* Set exercise: List all lines of the data that include the string "document".

━━━ Provided records ━━━

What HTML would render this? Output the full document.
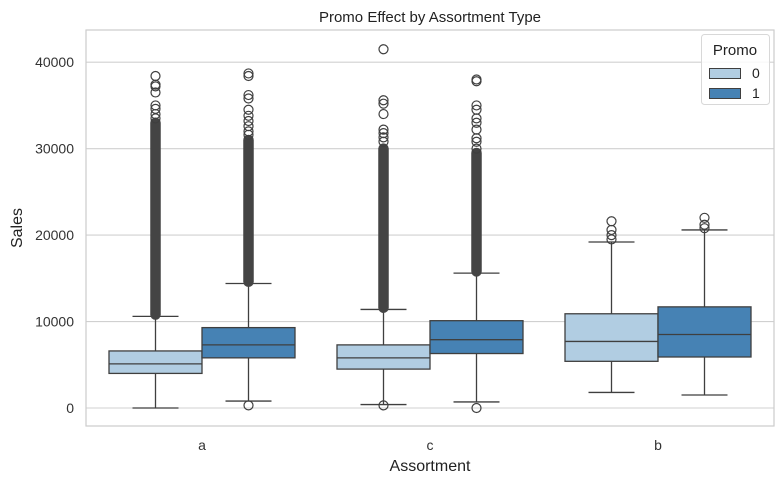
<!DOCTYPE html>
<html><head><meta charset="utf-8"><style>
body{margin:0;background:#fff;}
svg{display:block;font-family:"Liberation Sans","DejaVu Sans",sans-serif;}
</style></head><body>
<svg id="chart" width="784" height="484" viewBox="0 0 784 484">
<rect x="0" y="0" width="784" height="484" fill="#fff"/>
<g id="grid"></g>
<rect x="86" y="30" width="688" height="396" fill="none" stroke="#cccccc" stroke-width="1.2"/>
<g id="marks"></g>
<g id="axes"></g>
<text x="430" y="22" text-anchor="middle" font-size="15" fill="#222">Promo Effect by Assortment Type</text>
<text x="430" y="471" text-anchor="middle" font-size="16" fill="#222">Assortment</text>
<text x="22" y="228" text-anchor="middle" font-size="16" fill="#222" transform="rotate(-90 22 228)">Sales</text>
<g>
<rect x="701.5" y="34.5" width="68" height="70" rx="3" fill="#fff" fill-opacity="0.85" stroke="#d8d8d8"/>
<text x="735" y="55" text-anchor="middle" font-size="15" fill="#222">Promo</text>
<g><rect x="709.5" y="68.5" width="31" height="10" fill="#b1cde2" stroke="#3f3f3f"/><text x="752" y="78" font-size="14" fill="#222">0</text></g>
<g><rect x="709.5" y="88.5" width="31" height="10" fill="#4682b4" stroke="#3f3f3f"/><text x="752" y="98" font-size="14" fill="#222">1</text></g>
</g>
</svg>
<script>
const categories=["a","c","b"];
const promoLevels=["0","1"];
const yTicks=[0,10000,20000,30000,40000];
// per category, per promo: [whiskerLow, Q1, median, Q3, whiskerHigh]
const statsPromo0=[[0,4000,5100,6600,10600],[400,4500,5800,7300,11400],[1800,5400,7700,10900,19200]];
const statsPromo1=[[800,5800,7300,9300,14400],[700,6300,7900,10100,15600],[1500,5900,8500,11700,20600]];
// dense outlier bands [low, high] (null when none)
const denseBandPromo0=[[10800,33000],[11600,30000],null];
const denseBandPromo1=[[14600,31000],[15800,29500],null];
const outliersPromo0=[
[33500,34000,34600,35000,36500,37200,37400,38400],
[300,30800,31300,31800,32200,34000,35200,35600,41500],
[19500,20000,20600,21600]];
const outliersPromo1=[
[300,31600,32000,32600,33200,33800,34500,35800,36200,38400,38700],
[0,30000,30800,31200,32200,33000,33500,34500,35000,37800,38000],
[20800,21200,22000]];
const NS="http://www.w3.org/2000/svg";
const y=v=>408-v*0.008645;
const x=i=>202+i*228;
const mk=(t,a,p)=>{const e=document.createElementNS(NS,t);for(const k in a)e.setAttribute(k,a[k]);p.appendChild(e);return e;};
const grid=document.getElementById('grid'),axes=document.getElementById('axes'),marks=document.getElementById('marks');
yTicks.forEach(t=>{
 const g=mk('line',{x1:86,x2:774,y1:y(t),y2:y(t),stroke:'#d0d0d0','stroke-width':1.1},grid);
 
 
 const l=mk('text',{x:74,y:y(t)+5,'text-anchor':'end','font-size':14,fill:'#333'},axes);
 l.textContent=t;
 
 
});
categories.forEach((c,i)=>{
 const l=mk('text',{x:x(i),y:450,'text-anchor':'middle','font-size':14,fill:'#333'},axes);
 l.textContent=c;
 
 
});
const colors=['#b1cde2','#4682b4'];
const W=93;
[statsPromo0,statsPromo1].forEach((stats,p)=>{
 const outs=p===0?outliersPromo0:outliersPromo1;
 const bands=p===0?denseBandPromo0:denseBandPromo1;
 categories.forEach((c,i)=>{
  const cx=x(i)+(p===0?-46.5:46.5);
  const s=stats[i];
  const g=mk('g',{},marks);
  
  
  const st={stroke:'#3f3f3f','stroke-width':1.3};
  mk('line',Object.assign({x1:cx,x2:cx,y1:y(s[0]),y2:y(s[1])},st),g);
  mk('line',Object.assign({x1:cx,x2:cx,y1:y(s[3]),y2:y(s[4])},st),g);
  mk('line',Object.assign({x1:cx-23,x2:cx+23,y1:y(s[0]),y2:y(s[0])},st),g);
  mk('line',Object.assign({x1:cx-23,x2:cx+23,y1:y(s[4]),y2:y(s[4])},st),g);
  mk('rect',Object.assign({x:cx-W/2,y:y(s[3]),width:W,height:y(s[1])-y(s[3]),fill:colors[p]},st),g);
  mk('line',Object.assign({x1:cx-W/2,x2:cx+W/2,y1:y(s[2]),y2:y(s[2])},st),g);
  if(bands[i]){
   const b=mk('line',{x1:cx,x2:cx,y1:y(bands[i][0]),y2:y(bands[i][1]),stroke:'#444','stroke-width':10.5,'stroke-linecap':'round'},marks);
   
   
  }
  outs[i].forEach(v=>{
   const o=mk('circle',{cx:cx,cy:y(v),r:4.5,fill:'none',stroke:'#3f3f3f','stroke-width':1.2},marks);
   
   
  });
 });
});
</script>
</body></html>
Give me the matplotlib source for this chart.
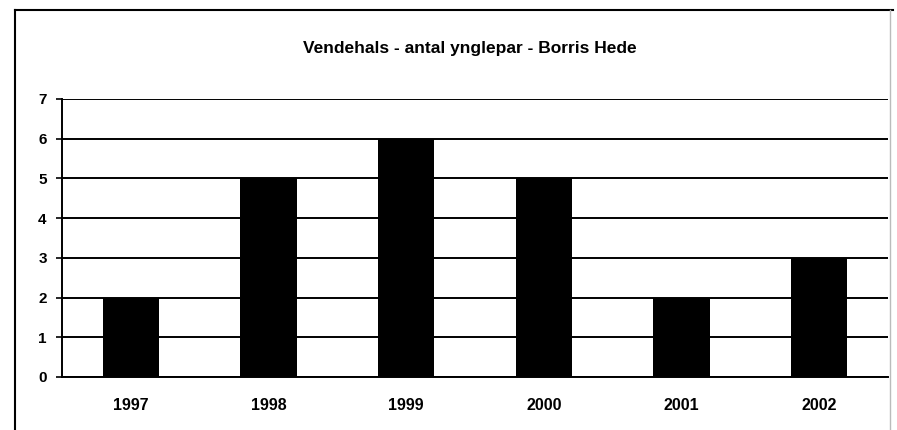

━━━

* Written solution:
What HTML would render this? Output the full document.
const mk=(t,a,p)=>{const e=document.createElementNS(NS,t);for(const k in a)e.setAttribute(k,a[k]);p.appendChild(e);return e;};
const grid=document.getElementById('grid'),axes=document.getElementById('axes'),marks=document.getElementById('marks');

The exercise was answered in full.